Reproduce nothing but the lines from the one with "Output the Python" through the one with "plt.rcParams['font.family'] = ['Open", exactly and with both ends. Omit pictures.

── EXTRACTED MATERIAL ──

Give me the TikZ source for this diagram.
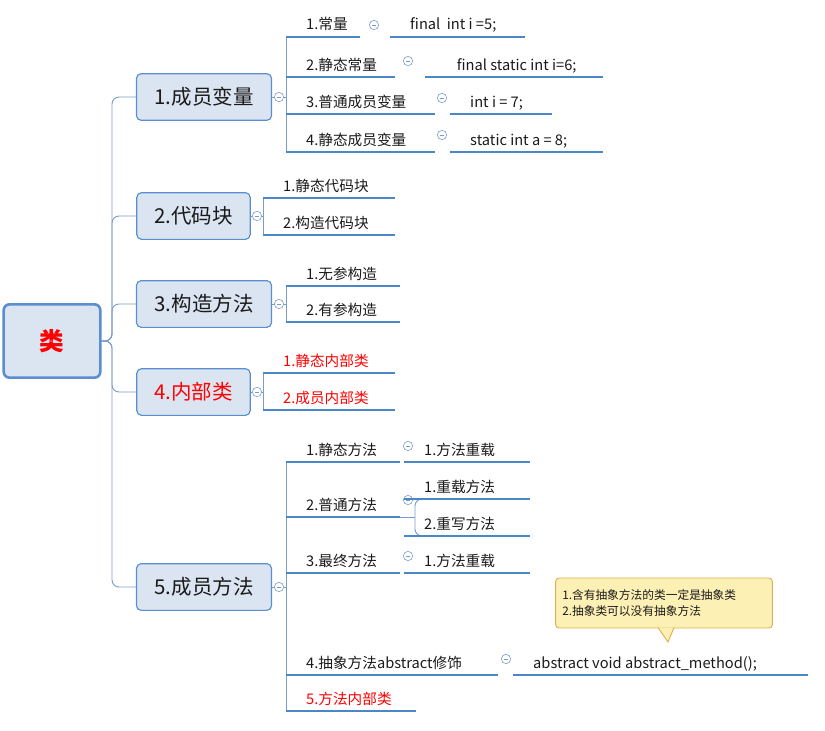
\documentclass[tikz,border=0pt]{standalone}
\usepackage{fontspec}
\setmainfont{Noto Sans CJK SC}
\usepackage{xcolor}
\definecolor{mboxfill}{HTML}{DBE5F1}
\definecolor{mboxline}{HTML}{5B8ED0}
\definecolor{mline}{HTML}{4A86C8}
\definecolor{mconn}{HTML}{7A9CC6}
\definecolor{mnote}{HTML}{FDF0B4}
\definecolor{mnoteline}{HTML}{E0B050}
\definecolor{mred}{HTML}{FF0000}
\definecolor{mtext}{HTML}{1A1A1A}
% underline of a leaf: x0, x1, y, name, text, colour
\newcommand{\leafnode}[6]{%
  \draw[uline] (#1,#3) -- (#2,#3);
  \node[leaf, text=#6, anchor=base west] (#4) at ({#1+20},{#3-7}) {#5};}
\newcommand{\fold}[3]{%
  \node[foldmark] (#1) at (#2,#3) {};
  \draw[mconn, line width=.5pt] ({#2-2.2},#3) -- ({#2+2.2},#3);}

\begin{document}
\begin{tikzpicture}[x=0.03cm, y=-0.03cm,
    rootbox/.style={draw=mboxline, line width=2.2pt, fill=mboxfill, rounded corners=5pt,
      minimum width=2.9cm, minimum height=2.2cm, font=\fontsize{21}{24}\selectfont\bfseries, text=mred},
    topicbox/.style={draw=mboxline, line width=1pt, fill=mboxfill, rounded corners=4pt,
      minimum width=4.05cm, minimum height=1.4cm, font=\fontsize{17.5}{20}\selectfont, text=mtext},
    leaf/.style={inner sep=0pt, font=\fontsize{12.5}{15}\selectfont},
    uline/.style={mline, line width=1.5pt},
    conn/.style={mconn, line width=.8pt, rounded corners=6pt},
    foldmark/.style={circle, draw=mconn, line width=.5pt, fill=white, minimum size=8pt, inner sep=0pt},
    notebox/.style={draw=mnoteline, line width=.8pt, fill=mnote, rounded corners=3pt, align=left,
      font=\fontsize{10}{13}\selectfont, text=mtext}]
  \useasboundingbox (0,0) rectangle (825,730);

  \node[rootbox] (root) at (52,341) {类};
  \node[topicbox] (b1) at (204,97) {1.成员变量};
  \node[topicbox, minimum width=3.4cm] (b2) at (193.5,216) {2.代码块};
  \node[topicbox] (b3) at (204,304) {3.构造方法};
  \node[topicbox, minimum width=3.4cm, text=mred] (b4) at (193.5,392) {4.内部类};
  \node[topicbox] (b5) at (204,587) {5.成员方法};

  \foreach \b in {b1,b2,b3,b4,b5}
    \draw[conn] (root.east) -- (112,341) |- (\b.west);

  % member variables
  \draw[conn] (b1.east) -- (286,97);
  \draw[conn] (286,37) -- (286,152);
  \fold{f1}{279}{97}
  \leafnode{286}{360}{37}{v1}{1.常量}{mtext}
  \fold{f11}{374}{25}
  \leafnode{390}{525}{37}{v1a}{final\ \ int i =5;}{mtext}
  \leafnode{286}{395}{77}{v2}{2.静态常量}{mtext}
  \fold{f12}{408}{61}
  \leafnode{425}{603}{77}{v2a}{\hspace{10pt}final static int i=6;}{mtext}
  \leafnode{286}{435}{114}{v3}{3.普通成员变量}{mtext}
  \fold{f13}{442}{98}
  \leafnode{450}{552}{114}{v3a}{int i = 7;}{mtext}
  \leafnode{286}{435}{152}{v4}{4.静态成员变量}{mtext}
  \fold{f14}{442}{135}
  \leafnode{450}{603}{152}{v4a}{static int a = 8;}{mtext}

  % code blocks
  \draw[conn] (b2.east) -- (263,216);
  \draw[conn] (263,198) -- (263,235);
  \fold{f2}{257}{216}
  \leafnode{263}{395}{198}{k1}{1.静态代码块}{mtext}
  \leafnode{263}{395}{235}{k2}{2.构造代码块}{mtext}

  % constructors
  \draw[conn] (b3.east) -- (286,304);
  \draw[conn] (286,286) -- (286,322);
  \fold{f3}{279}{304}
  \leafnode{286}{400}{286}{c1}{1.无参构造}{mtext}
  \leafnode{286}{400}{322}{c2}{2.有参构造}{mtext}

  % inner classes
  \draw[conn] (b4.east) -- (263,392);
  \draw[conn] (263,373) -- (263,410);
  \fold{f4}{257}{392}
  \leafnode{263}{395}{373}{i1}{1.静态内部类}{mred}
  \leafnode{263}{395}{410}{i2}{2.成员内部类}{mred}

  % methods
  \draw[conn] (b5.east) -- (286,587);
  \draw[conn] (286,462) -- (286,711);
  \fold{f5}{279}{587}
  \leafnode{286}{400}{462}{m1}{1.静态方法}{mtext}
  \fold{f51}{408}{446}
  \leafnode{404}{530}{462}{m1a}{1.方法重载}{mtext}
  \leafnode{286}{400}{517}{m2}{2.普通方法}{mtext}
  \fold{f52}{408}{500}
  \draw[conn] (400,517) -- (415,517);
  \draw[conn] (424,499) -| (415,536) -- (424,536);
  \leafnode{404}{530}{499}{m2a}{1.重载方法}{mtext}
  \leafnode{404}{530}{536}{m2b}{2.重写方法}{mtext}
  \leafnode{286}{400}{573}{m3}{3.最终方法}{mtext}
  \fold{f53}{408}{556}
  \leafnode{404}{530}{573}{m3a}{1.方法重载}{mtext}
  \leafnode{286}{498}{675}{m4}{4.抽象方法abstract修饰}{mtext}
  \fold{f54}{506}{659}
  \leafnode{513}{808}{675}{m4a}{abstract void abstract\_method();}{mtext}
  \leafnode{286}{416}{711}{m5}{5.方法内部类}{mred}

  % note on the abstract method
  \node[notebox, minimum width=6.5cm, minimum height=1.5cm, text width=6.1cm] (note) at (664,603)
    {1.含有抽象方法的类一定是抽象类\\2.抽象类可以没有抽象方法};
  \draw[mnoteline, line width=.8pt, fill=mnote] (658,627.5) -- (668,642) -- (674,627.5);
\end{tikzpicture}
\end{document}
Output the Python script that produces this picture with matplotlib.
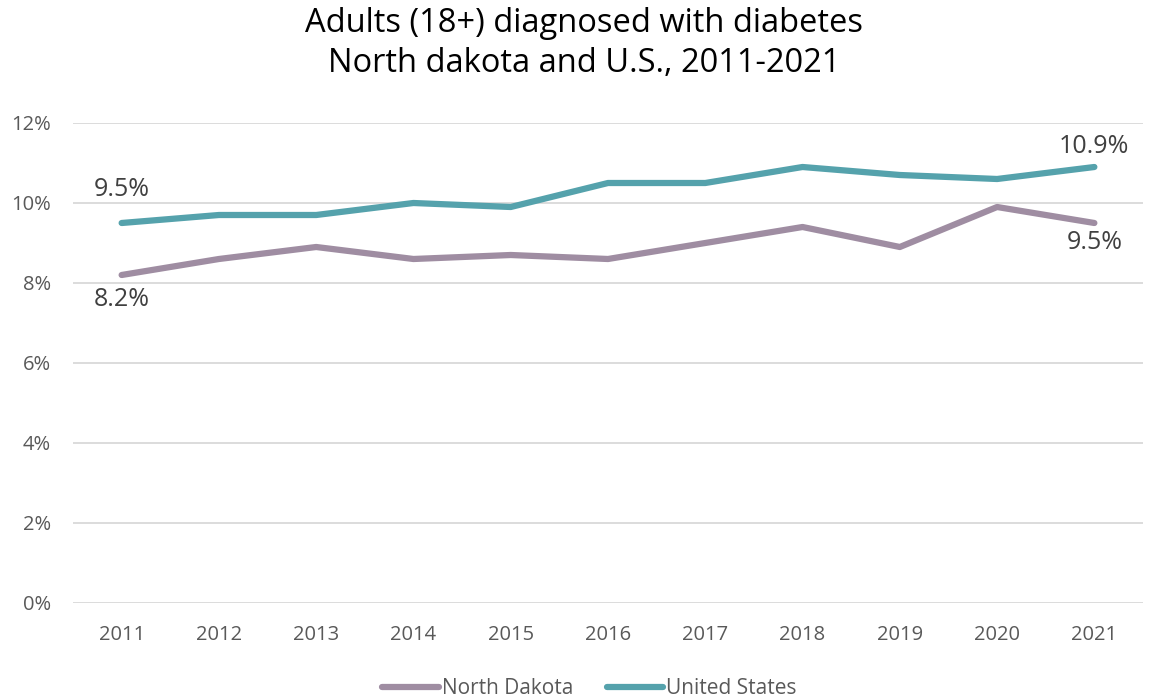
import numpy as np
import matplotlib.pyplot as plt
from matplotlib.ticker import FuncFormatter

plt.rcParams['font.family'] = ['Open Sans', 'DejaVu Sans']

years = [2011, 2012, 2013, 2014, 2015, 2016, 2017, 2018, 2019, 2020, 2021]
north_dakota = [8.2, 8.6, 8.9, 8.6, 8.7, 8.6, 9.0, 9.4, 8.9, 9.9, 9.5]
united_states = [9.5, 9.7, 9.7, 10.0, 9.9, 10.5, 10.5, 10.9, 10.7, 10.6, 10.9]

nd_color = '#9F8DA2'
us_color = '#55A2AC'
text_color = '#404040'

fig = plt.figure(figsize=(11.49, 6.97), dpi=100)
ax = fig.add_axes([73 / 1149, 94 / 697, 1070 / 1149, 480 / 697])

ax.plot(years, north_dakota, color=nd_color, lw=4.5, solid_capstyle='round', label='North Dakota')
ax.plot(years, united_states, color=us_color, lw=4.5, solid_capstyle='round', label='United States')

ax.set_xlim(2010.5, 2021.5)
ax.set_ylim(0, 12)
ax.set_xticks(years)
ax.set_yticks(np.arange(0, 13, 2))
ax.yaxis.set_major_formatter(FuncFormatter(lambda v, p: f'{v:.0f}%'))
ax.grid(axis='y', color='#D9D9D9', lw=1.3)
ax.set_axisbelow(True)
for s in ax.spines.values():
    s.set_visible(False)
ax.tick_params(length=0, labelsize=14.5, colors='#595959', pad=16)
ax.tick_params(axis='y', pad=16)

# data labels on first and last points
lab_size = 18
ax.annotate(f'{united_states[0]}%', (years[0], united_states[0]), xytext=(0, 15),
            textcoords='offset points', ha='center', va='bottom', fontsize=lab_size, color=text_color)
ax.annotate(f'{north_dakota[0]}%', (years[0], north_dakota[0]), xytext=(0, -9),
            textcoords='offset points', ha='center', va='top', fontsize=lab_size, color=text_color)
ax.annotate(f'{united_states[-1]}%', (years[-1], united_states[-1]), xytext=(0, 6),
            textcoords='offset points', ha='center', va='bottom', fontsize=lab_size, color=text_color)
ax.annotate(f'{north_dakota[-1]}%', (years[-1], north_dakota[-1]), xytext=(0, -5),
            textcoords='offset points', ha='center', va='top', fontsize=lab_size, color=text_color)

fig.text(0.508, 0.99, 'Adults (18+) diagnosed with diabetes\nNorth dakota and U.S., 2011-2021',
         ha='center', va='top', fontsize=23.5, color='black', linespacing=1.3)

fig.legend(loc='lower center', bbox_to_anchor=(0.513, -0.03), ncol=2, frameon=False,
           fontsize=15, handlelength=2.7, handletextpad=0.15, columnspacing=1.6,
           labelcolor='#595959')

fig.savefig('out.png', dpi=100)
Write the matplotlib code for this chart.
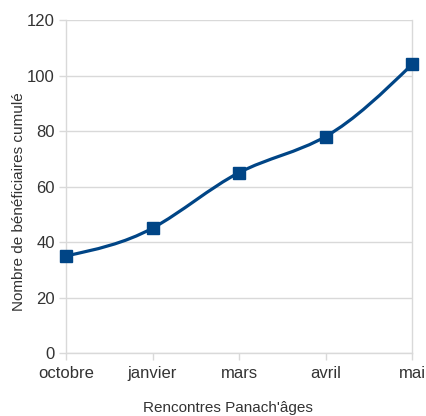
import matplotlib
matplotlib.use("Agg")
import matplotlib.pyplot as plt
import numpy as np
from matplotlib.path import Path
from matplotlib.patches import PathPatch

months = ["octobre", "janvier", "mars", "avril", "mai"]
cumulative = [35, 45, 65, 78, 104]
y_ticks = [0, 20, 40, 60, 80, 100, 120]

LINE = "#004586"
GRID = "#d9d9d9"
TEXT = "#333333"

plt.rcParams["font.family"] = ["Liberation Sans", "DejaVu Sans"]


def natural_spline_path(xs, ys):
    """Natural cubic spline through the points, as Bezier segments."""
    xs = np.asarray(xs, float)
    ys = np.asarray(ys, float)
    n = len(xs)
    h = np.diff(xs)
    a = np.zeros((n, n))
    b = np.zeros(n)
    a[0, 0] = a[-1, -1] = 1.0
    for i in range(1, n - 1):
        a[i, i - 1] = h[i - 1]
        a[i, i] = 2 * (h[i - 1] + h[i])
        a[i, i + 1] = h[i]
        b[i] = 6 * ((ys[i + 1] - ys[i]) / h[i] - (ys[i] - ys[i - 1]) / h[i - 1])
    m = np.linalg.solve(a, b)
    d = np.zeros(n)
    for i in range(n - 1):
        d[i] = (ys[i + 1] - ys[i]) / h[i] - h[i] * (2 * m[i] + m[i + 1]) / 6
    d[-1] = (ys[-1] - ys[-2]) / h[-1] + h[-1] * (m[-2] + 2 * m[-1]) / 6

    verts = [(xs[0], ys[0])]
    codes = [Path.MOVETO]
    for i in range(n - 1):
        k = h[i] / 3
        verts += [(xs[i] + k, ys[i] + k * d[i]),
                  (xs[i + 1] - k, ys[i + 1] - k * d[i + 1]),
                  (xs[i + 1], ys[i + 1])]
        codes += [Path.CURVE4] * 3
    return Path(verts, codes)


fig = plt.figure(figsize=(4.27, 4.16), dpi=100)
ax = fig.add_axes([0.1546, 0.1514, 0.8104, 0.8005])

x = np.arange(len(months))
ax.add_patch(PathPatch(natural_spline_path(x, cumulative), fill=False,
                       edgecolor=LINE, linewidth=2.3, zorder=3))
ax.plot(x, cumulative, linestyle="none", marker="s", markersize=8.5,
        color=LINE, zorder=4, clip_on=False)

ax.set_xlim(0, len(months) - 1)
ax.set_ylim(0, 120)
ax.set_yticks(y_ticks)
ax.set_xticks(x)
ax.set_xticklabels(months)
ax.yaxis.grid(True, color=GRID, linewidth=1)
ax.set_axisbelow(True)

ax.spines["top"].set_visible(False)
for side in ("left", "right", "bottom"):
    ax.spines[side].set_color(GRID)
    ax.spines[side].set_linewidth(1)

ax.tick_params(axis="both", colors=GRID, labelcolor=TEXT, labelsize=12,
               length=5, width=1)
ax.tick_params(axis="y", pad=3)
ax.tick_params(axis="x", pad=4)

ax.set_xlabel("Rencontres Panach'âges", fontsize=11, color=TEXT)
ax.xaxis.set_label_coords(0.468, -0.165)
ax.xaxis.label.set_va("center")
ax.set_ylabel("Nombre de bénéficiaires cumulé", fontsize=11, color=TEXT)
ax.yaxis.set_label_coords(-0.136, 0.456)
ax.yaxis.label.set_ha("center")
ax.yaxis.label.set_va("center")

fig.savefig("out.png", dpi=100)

───

SOLUTION FOR THIS PROBLEM:
Output the Python script that produces this picture with matplotlib.
import numpy as np
import matplotlib.pyplot as plt
from matplotlib.ticker import FuncFormatter

plt.rcParams['font.family'] = ['Open Sans', 'DejaVu Sans']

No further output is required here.